Summary: Chapter 31

The next day, Douglas, Tom, and Charlie discuss the events of the night before. Lavinia Nebbs stabbed and killed the Lonely One with a pair of sewing scissors. Douglas is shocked at how close he was to all of the death. Meanwhile, Charlie is angry because without the Lonely One there is nothing to fear. Tom points out that the man who Lavinia Nebbs killed did not look like the Lonely One. He looked like a man, whereas the Lonely One should be tall and pale with bulging eyes. Tom convinces Charlie that the Lonely One is still alive and that Lavinia killed someone else.

Summary: Chapter 32

The entire family has gathered around Great-grandma Spaulding, who at ninety years old has decided that her life is coming to an end. As she lies in bed, Tom goes up to speak to her. She tells him that there is a time in everyone's life when they know that it is time to go away. Her time has come. Next Douglas goes to speak to her and she tells him that she will never be gone—that she lives on in her family and that is what is important. After saying her goodbye to the family and insisting that she is not afraid but curious as to what will happen next, Great-grandma settles back to sleep. As she dies of old age, she recalls the beautiful dream that she was awakened from many years ago on the day that she was born.

Summary: Chapter 33

Douglas collects fireflies so that he and Tom can stay up late at night reading and writing. They used flashlights before but got caught, and Douglas thinks that no one will suspect the fireflies. He writes solemnly why one cannot depend on either machines or people. The machines will eventually fall apart or reach the end of their use. People can leave or be killed, and no one is immune from death. Therefore, he realizes, he himself someday must die, but Douglas decides he cannot write anymore. He lets the fireflies out the window, watching them escape into the darkness.

Analysis: Chapters 31–33

For Douglas, Tom, and Charlie, the death of the Lonely One was not a happy event. They want to believe in the fantastical, and the Lonely One was the evil force that would always be out there. The possibility that the Lonely One could be gone would be admitting that he could be killed, that he was just a man. This is not something that the boys want to believe, because they want things to go on the way they have been. It is for this reason that Tom's reasoning that the Lonely One is still alive comes as such a relief to the boys. For Douglas, however, that is not enough. He saw Elizabeth Ramsell's dead body and was close to the murders that occurred the night before. Whether the Lonely One is still alive, Douglas is struggling to come to terms with the concept of death.
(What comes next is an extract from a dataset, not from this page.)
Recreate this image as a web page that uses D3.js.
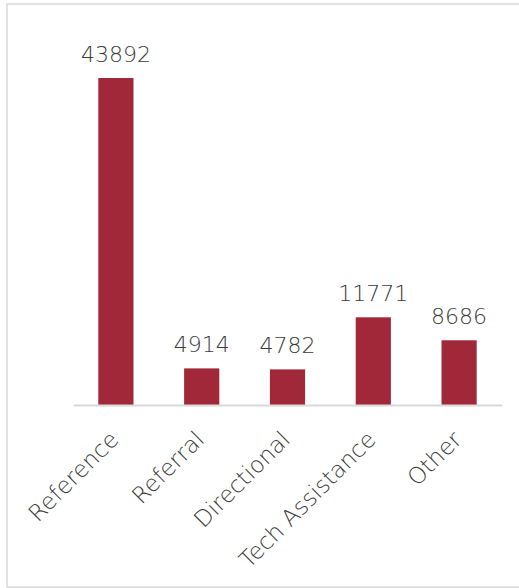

Great-grandma's death brings Douglas's problem much closer. Difficult as it has been for him to understand death at all, he is now faced with the death of a family member. This seems to set him on the path to realizing his own mortality, and he is on the verge of doing so when he stops writing late at night. Douglas knows the discovery that he has made, but he is unwilling just yet to face it, for it is difficult. Some understanding of death may have been inevitable from the time he first thought that he was truly alive, but it also threatens to take away the magic of life. The fireflies can escape out into the night and continue their lives, but Douglas will not be able to do so. He has come to the point of grasping his own mortality, and after that point he is not able to just forget what he has learned. He will have to figure out some way to deal with his new knowledge.

Great-grandma Spaulding offers Douglas an answer to this dilemma, and it is a good one, although she has ninety years with which to reflect upon her situation. She points out that if you have a family then when you die you are not gone. You live in, both in the actions of your children and in their thoughts. It is a pleasant view of death that she offers, and she dies very peacefully. However, Douglas is not old enough to be able to face death well. His great-grandma's answer to her own death cannot help Douglas when entertaining the possibility of his own. At his age death is a threat, and Douglas is on the verge of admitting to himself that the threat is out there, that it is real, and that it is inevitable.